▸ **Objective**: Read the listing below and copy out every line that holds "chart".

▸ **Data lines**:

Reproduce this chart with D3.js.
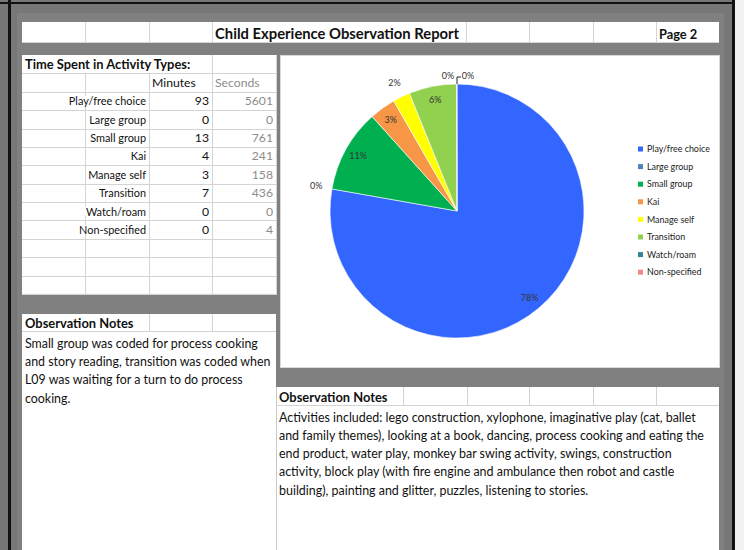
<!DOCTYPE html>
<html><head><meta charset="utf-8">
<script src="https://cdn.jsdelivr.net/npm/d3@7"></script>
<style>
html,body{margin:0;padding:0;background:#f2f2f2;}
svg{display:block;font-family:Lato,"Open Sans",sans-serif;}
</style></head>
<body>
<svg id="c" width="744" height="550"></svg>
<script>
const categories = ["Play/free choice","Large group","Small group","Kai","Manage self","Transition","Watch/roam","Non-specified"];
const minutes = [93,0,13,4,3,7,0,0];
const seconds = [5601,0,761,241,158,436,0,4];
const colors = ["#3366FF","#4F81BD","#00B050","#F79646","#FFFF00","#92D050","#31849B","#F08784"];
const titleText = "Child Experience Observation Report";
const pageText = "Page 2";
const tableTitle = "Time Spent in Activity Types:";
const colHeaders = ["Minutes","Seconds"];
const notesTitle = "Observation Notes";
const notesLeft = ["Small group was coded for process cooking","and story reading, transition was coded when","L09 was waiting for a turn to do process","cooking."];
const notesRight = ["Activities included: lego construction, xylophone, imaginative play (cat, ballet","and family themes), looking at a book, dancing, process cooking and eating the","end product, water play, monkey bar swing activity, swings, construction","activity, block play (with fire engine and ambulance then robot and castle","building), painting and glitter, puzzles, listening to stories."];

const svg = d3.select("#c");
const GRID = "#d4d4d4";
const TXT = "#111";

// page background / frame
svg.append("rect").attr("x",0).attr("y",0).attr("width",735).attr("height",550).attr("fill","#777");
svg.append("rect").attr("x",17).attr("y",13).attr("width",707).attr("height",537).attr("fill","#808080");
svg.append("rect").attr("x",0).attr("y",2).attr("width",735).attr("height",2).attr("fill","#111");
svg.append("rect").attr("x",8).attr("y",0).attr("width",3).attr("height",550).attr("fill","#111");
svg.append("rect").attr("x",732).attr("y",0).attr("width",3).attr("height",550).attr("fill","#111");

function line(x1,y1,x2,y2,c){svg.append("line").attr("x1",x1).attr("y1",y1).attr("x2",x2).attr("y2",y2).attr("stroke",c||GRID).attr("stroke-width",1).attr("shape-rendering","crispEdges");}

// ---- title row
svg.append("rect").attr("x",22).attr("y",22).attr("width",697).attr("height",21).attr("fill","#fff");
[85,149,212,466,529,593,656].forEach(x=>line(x+0.5,22,x+0.5,43));
line(22,42.5,719,42.5);
svg.append("text").attr("x",215).attr("y",38.5).attr("font-weight","bold").attr("font-size",14.8).attr("fill",TXT).text(titleText);
svg.append("text").attr("x",659).attr("y",38.5).attr("font-weight","bold").attr("font-size",12.8).attr("fill",TXT).text(pageText);

// ---- table
const tX0=22, tX1=277, tY0=55, rowH=18.38, nRows=13;
svg.append("rect").attr("x",tX0).attr("y",tY0).attr("width",tX1-tX0).attr("height",rowH*nRows).attr("fill","#fff");
const rowsY = d3.range(nRows+1).map(i=>tY0+i*rowH);
rowsY.slice(1).forEach(y=>line(tX0,Math.round(y)+0.5,tX1,Math.round(y)+0.5));
line(tX1-0.5,tY0,tX1-0.5,tY0+rowH*nRows);
for(let i=0;i<nRows;i++){
  const y0=rowsY[i], y1=rowsY[i+1];
  const cols = i===0 ? [212] : [85,149,212];
  cols.forEach(x=>line(x+0.5,y0,x+0.5,y1));
}
function cellText(x,y,t,opts){
  const o=Object.assign({anchor:"start",weight:"normal",size:12,fill:TXT},opts||{});
  const tx = svg.append("text").attr("x",x).attr("y",y).attr("text-anchor",o.anchor)
    .attr("font-weight",o.weight).attr("font-size",o.size).attr("fill",o.fill).text(t);
  const b = tx.node().getBBox();
  svg.insert("rect",()=>tx.node()).attr("x",b.x-1).attr("y",b.y+2).attr("width",b.width+2).attr("height",b.height-4).attr("fill","#fff");
  return tx;
}
const fs=10.9;
cellText(25,rowsY[0]+13.5,tableTitle,{weight:"bold",size:12.9});
cellText(152,rowsY[1]+13.5,colHeaders[0],{size:12.2});
cellText(215,rowsY[1]+13.5,colHeaders[1],{size:12.2,fill:"#8c8c8c"});
categories.forEach((c,i)=>{
  const y=rowsY[i+2]+13.5;
  cellText(146,y,c,{anchor:"end",size:fs});
  cellText(209,y,minutes[i],{anchor:"end",size:12.2});
  cellText(273,y,seconds[i],{anchor:"end",size:12.2,fill:"#8c8c8c"});
});

// ---- chart area
const cX0=280,cY0=55,cX1=720,cY1=368;
svg.append("rect").attr("x",cX0+0.5).attr("y",cY0+0.5).attr("width",cX1-cX0-1).attr("height",cY1-cY0-1).attr("fill","#fff").attr("stroke","#d9d9d9");
const cx=457, cy=211, R=127;
const total = d3.sum(seconds);
const data = categories.map((c,i)=>({name:c,value:seconds[i],color:colors[i]}));
const pie = d3.pie().sort(null).value(d=>d.value).startAngle(0).endAngle(2*Math.PI);
const arcs = pie(data);
const arc = d3.arc().innerRadius(0).outerRadius(R);
const gp = svg.append("g").attr("transform",`translate(${cx},${cy})`);
gp.selectAll("path").data(arcs).join("path").attr("d",arc).attr("fill",d=>d.data.color)
  .attr("stroke","#fff").attr("stroke-width",d=>d.value>0?0.6:0);
const pct = d=>Math.round(d.value/total*100)+"%";
const LBL = "#333";
const outerPos = (a,r)=>[Math.sin(a)*r,-Math.cos(a)*r];
arcs.forEach((d,i)=>{
  const share=d.value/total;
  const mid=(d.startAngle+d.endAngle)/2;
  let p, anchor="middle";
  if(share>=0.03){ p=outerPos(mid,R*0.89); }
  else if(i===arcs.length-2){ p=[-9,-R-8]; }
  else if(i===arcs.length-1){ p=[11,-R-8];
    gp.append("path").attr("d",`M0,${-R}V${-R-7}H4`).attr("fill","none").attr("stroke","#222").attr("stroke-width",1);
  }
  else { p=outerPos(mid,R+16); }
  gp.append("text").attr("x",p[0]).attr("y",p[1]).attr("dy","0.35em").attr("text-anchor",anchor)
    .attr("font-size",9).attr("fill",LBL).text(pct(d));
});
// legend
const lg = svg.append("g").attr("transform","translate(638,149)");
data.forEach((d,i)=>{
  const g=lg.append("g").attr("transform",`translate(0,${i*17.6})`);
  g.append("rect").attr("x",0).attr("y",-2.5).attr("width",5).attr("height",5).attr("fill",d.color);
  g.append("text").attr("x",9).attr("y",0).attr("dy","0.35em").attr("font-size",8.9).attr("fill","#222").text(d.name);
});

// ---- left notes
const lX0=22,lX1=276,lY0=314;
svg.append("rect").attr("x",lX0).attr("y",lY0).attr("width",lX1-lX0).attr("height",550-lY0).attr("fill","#fff");
line(lX0,331.5,lX1,331.5);
[149,212].forEach(x=>line(x+0.5,lY0,x+0.5,332));
svg.append("text").attr("x",25).attr("y",327.5).attr("font-weight","bold").attr("font-size",12.9).attr("fill",TXT).text(notesTitle);
notesLeft.forEach((t,i)=>svg.append("text").attr("x",25).attr("y",347.5+i*18.4).attr("font-size",12.4).attr("fill",TXT).text(t));

// ---- right notes
const rX0=276,rX1=719,rY0=387;
svg.append("rect").attr("x",rX0).attr("y",rY0).attr("width",rX1-rX0).attr("height",550-rY0).attr("fill","#fff");
line(rX0+0.5,rY0,rX0+0.5,550,"#c8c8c8");
line(rX0,405.5,rX1,405.5);
[403,467,529,593,656].forEach(x=>line(x+0.5,rY0,x+0.5,406));
svg.append("text").attr("x",279).attr("y",401.5).attr("font-weight","bold").attr("font-size",12.9).attr("fill",TXT).text(notesTitle);
notesRight.forEach((t,i)=>svg.append("text").attr("x",279).attr("y",421.5+i*18.3).attr("font-size",12.45).attr("fill",TXT).text(t));
</script>
</body></html>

▸ **Exercise output**:
Reproduce this chart with D3.js.
// ---- chart area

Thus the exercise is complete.